### Stated goal
Reproduce the entries shown below only from the line with "What TikZ code" down to the line with "(pvsvt) at (522,168)", keeping both end lines and copying each one exactly.

***

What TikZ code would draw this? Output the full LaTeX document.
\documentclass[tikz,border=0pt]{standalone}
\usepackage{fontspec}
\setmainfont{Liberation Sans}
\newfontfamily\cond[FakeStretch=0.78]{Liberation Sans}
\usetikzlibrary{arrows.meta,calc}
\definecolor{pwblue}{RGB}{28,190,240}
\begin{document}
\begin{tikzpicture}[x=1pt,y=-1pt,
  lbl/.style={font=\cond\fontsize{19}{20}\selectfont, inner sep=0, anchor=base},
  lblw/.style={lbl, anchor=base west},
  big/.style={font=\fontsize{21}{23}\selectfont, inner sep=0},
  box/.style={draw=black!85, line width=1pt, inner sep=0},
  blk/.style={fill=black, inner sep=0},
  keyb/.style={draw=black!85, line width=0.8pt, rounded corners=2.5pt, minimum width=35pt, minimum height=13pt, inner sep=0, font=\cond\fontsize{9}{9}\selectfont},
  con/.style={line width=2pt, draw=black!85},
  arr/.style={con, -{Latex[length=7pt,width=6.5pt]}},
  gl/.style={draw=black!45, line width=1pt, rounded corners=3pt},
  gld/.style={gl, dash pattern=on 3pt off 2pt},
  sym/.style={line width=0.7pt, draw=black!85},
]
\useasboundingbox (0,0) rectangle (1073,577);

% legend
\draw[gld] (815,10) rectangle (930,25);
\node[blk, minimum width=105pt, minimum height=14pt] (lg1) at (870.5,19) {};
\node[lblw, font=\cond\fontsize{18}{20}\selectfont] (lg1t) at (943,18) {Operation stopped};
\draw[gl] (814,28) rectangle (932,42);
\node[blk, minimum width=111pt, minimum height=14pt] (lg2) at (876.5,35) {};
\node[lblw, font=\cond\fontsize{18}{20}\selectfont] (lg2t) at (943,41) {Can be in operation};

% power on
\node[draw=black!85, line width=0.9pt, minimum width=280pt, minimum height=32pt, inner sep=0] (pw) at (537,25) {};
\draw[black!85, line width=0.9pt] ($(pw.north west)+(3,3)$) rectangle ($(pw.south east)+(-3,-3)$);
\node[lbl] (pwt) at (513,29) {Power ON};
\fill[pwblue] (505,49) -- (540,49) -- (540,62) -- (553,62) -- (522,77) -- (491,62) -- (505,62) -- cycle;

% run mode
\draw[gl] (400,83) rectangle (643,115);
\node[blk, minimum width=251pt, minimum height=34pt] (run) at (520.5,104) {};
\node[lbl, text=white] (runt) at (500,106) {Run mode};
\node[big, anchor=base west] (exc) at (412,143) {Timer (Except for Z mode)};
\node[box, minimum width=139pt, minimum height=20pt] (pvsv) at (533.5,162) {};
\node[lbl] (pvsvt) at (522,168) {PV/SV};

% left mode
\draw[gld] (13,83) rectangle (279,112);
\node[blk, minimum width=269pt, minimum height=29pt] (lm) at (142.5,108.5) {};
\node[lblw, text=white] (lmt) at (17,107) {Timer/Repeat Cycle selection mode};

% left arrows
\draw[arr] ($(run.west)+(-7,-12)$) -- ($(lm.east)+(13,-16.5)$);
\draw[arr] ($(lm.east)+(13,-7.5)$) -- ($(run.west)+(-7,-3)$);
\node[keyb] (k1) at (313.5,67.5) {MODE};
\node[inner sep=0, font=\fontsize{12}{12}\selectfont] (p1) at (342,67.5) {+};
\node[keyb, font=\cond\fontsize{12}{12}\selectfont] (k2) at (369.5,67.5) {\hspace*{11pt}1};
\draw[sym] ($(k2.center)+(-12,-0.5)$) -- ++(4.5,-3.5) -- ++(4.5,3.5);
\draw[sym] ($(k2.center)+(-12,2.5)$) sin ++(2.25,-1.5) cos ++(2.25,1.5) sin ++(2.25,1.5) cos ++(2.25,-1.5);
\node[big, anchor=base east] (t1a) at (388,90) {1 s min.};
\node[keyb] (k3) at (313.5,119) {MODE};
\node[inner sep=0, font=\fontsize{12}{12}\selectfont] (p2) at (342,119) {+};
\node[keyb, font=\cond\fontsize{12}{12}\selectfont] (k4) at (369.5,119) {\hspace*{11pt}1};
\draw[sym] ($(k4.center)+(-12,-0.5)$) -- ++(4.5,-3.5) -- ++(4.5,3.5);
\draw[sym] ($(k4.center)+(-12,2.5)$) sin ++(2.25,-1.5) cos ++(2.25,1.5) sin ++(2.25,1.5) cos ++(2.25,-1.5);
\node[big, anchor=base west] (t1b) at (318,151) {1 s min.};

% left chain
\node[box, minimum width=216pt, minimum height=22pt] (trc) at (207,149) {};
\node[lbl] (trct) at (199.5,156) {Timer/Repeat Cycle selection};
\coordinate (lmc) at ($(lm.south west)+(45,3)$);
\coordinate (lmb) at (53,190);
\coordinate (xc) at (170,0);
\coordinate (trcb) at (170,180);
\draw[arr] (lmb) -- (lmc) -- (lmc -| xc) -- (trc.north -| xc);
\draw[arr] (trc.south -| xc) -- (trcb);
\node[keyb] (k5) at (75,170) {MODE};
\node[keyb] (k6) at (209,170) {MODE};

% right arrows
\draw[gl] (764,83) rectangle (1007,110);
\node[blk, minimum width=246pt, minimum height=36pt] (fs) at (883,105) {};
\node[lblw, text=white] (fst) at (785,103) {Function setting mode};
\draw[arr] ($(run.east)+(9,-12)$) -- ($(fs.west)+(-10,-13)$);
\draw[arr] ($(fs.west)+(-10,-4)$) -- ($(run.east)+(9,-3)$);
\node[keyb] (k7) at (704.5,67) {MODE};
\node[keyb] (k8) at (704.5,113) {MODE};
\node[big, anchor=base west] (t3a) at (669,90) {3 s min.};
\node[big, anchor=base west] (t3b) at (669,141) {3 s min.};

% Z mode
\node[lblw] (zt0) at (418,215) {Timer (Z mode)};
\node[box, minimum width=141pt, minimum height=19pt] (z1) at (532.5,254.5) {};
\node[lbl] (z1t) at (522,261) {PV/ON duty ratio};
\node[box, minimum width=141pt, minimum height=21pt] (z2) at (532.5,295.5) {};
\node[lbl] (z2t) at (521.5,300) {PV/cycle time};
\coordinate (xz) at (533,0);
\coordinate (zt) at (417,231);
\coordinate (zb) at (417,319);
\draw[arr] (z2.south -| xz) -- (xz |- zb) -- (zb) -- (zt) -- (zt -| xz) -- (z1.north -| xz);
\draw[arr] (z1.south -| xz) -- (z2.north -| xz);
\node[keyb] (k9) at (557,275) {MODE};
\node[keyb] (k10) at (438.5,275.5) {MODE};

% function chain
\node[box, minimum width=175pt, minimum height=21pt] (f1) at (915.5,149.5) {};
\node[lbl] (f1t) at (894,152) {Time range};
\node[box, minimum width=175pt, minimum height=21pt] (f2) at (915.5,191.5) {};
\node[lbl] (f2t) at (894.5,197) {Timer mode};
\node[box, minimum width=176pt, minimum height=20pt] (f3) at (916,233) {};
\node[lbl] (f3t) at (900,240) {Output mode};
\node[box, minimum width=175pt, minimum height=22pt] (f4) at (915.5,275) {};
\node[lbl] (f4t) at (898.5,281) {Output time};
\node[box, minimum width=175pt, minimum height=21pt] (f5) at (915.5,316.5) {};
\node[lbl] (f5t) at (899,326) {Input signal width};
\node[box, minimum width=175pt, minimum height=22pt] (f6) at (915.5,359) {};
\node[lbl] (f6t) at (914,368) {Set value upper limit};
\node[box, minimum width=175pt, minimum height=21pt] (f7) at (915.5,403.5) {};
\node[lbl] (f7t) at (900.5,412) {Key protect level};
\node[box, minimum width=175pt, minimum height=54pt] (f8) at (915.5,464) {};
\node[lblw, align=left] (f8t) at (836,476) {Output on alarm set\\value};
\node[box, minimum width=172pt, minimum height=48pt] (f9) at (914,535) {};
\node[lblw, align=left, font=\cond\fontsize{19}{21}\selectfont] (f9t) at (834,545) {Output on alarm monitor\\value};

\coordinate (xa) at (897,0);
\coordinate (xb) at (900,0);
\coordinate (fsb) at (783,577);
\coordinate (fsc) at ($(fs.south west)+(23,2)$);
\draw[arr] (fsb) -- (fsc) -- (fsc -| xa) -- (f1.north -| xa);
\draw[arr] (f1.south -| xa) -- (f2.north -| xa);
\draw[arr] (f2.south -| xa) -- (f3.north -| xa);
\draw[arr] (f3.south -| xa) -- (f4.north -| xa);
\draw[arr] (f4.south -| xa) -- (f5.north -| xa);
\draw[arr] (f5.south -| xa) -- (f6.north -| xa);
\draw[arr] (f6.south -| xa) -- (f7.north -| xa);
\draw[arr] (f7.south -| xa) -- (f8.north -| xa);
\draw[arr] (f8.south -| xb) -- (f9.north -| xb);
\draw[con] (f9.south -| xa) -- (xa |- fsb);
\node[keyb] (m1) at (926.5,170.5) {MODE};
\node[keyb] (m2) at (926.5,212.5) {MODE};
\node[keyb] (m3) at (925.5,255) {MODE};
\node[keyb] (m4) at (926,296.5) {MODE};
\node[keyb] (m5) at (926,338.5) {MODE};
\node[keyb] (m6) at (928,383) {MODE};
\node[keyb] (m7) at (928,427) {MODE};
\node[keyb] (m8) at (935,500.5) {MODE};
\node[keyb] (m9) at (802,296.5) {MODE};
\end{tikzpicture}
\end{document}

***

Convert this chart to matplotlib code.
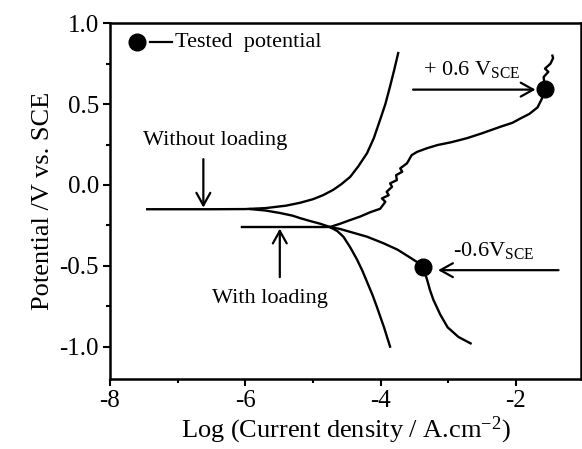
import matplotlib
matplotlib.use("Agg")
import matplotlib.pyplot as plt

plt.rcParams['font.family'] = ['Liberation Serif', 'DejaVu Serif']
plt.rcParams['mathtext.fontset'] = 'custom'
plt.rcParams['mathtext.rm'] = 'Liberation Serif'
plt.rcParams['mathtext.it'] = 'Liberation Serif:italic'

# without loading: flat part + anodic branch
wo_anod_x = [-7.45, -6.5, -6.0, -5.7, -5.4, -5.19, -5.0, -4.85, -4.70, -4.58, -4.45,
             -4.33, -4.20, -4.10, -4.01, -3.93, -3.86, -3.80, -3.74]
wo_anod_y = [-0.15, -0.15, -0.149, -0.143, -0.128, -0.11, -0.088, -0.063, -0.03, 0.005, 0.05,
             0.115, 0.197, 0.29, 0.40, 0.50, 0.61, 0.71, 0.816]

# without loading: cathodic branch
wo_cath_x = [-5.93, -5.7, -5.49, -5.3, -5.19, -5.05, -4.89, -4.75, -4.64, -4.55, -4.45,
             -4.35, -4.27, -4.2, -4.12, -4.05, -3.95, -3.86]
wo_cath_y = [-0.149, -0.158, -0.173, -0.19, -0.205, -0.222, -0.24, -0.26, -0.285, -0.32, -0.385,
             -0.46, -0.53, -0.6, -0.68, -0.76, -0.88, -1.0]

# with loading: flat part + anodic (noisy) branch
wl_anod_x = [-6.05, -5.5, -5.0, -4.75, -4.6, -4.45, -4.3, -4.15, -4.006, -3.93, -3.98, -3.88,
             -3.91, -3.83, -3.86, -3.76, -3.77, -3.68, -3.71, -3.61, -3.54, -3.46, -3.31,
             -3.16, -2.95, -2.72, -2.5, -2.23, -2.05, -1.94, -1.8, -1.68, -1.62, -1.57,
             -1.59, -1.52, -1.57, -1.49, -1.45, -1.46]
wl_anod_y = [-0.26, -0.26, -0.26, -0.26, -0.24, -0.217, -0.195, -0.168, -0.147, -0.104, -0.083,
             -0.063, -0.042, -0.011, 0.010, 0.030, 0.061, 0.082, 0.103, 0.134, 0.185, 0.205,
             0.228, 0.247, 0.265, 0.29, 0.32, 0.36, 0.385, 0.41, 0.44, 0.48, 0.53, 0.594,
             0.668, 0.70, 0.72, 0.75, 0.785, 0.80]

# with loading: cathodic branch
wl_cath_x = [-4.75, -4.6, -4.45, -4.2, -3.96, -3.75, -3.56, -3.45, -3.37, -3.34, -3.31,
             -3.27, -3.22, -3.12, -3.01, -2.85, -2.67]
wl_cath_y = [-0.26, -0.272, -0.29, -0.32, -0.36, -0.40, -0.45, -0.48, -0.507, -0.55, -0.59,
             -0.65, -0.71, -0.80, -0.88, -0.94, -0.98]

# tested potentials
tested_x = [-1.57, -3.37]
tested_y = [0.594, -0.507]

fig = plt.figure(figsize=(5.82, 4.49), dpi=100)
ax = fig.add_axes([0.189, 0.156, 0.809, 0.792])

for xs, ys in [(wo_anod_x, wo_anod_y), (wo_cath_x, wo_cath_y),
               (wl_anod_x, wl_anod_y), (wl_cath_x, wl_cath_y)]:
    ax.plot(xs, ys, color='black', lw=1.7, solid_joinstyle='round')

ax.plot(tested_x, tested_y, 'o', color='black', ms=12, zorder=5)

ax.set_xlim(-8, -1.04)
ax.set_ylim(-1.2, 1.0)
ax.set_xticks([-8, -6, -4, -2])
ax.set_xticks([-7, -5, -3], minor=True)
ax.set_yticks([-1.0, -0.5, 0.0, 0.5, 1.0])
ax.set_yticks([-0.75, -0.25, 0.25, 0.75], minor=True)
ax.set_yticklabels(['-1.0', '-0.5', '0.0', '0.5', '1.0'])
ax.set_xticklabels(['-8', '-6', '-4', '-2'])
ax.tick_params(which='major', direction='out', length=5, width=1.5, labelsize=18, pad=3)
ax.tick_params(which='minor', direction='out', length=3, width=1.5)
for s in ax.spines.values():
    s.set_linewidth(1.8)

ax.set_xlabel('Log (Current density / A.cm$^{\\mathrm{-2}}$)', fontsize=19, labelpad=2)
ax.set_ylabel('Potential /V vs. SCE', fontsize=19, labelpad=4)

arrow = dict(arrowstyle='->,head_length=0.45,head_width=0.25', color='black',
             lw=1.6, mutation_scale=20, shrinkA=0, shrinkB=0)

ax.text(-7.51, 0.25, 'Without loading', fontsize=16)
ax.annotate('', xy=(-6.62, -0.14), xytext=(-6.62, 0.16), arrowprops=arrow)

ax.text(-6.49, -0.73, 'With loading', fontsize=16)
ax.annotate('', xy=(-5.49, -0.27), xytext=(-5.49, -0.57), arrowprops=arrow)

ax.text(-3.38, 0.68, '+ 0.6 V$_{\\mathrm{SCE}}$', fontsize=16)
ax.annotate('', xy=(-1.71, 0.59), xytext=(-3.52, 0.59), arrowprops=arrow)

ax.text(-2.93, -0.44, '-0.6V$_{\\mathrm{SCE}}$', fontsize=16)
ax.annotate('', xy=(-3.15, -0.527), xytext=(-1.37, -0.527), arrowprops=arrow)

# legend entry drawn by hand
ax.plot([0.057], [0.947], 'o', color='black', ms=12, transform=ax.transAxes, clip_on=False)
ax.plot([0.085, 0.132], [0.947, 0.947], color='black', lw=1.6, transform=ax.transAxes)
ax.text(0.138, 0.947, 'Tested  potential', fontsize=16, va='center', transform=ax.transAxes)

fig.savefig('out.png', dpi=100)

***

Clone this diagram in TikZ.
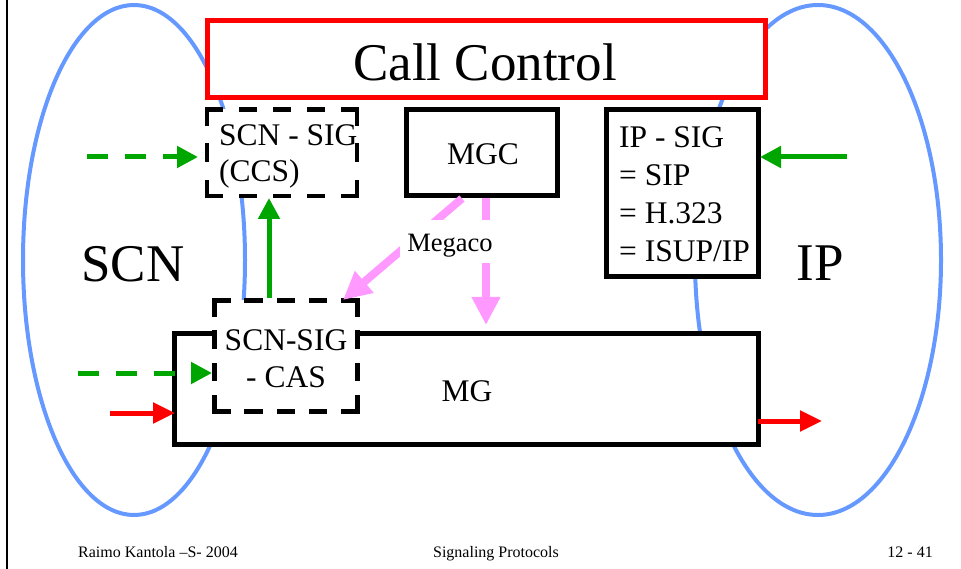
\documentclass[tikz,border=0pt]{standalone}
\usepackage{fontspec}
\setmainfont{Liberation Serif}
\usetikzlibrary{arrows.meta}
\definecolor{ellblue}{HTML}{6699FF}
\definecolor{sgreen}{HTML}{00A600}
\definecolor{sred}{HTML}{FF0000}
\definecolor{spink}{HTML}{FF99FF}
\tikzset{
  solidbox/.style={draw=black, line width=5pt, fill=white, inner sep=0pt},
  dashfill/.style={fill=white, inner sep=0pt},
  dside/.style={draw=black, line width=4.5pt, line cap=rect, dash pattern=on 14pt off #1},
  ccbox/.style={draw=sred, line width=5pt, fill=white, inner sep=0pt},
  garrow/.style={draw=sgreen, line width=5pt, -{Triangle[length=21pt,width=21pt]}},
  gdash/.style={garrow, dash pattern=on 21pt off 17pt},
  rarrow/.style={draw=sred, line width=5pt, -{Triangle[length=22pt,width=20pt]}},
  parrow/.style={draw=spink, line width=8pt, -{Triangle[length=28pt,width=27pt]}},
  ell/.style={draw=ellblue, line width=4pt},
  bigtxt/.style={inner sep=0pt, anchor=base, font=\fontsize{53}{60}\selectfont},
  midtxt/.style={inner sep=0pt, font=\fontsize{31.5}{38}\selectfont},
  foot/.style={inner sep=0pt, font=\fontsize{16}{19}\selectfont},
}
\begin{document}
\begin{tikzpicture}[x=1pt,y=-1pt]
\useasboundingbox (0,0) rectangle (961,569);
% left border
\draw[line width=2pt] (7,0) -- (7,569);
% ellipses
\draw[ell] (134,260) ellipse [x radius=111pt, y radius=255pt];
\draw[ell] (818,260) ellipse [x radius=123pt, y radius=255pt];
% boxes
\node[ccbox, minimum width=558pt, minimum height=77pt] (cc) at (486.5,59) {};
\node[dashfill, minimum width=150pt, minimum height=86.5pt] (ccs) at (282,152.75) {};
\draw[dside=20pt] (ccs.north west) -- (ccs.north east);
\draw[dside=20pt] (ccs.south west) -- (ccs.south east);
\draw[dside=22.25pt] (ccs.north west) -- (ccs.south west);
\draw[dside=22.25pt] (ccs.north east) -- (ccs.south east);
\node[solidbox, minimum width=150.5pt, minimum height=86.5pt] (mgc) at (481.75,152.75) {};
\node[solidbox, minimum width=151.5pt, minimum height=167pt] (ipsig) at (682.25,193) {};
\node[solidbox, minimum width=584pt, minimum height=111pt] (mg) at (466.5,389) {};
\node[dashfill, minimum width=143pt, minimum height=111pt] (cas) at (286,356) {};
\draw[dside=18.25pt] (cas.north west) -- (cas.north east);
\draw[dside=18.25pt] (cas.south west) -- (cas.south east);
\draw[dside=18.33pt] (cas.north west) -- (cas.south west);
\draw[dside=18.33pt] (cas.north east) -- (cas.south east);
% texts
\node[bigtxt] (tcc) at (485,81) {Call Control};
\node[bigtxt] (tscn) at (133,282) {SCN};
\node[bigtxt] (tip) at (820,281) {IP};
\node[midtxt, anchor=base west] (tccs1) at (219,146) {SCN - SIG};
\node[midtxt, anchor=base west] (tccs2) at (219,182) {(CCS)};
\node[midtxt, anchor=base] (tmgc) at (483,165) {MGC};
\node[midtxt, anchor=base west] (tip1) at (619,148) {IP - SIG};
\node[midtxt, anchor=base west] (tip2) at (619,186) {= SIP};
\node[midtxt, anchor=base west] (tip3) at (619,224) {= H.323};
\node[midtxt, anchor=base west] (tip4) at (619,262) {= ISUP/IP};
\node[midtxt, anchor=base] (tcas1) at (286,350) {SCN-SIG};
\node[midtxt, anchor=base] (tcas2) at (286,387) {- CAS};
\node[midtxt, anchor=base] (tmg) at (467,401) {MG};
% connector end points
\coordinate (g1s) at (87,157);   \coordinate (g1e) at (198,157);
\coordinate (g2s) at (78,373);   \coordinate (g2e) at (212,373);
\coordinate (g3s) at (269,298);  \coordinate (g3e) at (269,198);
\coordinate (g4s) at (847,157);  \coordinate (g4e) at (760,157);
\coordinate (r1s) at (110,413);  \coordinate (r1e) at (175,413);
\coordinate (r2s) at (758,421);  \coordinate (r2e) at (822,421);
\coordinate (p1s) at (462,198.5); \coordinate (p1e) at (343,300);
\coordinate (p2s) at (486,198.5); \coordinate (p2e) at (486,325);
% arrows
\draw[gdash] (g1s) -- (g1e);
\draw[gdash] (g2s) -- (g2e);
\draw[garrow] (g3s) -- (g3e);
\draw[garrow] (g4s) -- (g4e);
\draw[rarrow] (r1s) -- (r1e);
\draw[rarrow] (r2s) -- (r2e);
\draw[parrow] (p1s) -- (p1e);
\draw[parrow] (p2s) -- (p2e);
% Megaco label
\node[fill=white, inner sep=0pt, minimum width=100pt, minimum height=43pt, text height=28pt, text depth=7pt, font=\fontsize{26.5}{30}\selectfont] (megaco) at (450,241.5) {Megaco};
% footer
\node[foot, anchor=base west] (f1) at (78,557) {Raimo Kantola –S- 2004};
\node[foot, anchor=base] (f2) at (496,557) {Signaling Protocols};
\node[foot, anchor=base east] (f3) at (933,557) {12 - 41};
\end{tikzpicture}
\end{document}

***

### Worked answer
What TikZ code would draw this? Output the full LaTeX document.
\documentclass[tikz,border=0pt]{standalone}
\usepackage{fontspec}
\setmainfont{Liberation Sans}
\newfontfamily\cond[FakeStretch=0.78]{Liberation Sans}
\usetikzlibrary{arrows.meta,calc}
\definecolor{pwblue}{RGB}{28,190,240}
\begin{document}
\begin{tikzpicture}[x=1pt,y=-1pt,
  lbl/.style={font=\cond\fontsize{19}{20}\selectfont, inner sep=0, anchor=base},
  lblw/.style={lbl, anchor=base west},
  big/.style={font=\fontsize{21}{23}\selectfont, inner sep=0},
  box/.style={draw=black!85, line width=1pt, inner sep=0},
  blk/.style={fill=black, inner sep=0},
  keyb/.style={draw=black!85, line width=0.8pt, rounded corners=2.5pt, minimum width=35pt, minimum height=13pt, inner sep=0, font=\cond\fontsize{9}{9}\selectfont},
  con/.style={line width=2pt, draw=black!85},
  arr/.style={con, -{Latex[length=7pt,width=6.5pt]}},
  gl/.style={draw=black!45, line width=1pt, rounded corners=3pt},
  gld/.style={gl, dash pattern=on 3pt off 2pt},
  sym/.style={line width=0.7pt, draw=black!85},
]
\useasboundingbox (0,0) rectangle (1073,577);

% legend
\draw[gld] (815,10) rectangle (930,25);
\node[blk, minimum width=105pt, minimum height=14pt] (lg1) at (870.5,19) {};
\node[lblw, font=\cond\fontsize{18}{20}\selectfont] (lg1t) at (943,18) {Operation stopped};
\draw[gl] (814,28) rectangle (932,42);
\node[blk, minimum width=111pt, minimum height=14pt] (lg2) at (876.5,35) {};
\node[lblw, font=\cond\fontsize{18}{20}\selectfont] (lg2t) at (943,41) {Can be in operation};

% power on
\node[draw=black!85, line width=0.9pt, minimum width=280pt, minimum height=32pt, inner sep=0] (pw) at (537,25) {};
\draw[black!85, line width=0.9pt] ($(pw.north west)+(3,3)$) rectangle ($(pw.south east)+(-3,-3)$);
\node[lbl] (pwt) at (513,29) {Power ON};
\fill[pwblue] (505,49) -- (540,49) -- (540,62) -- (553,62) -- (522,77) -- (491,62) -- (505,62) -- cycle;

% run mode
\draw[gl] (400,83) rectangle (643,115);
\node[blk, minimum width=251pt, minimum height=34pt] (run) at (520.5,104) {};
\node[lbl, text=white] (runt) at (500,106) {Run mode};
\node[big, anchor=base west] (exc) at (412,143) {Timer (Except for Z mode)};
\node[box, minimum width=139pt, minimum height=20pt] (pvsv) at (533.5,162) {};
\node[lbl] (pvsvt) at (522,168) {PV/SV};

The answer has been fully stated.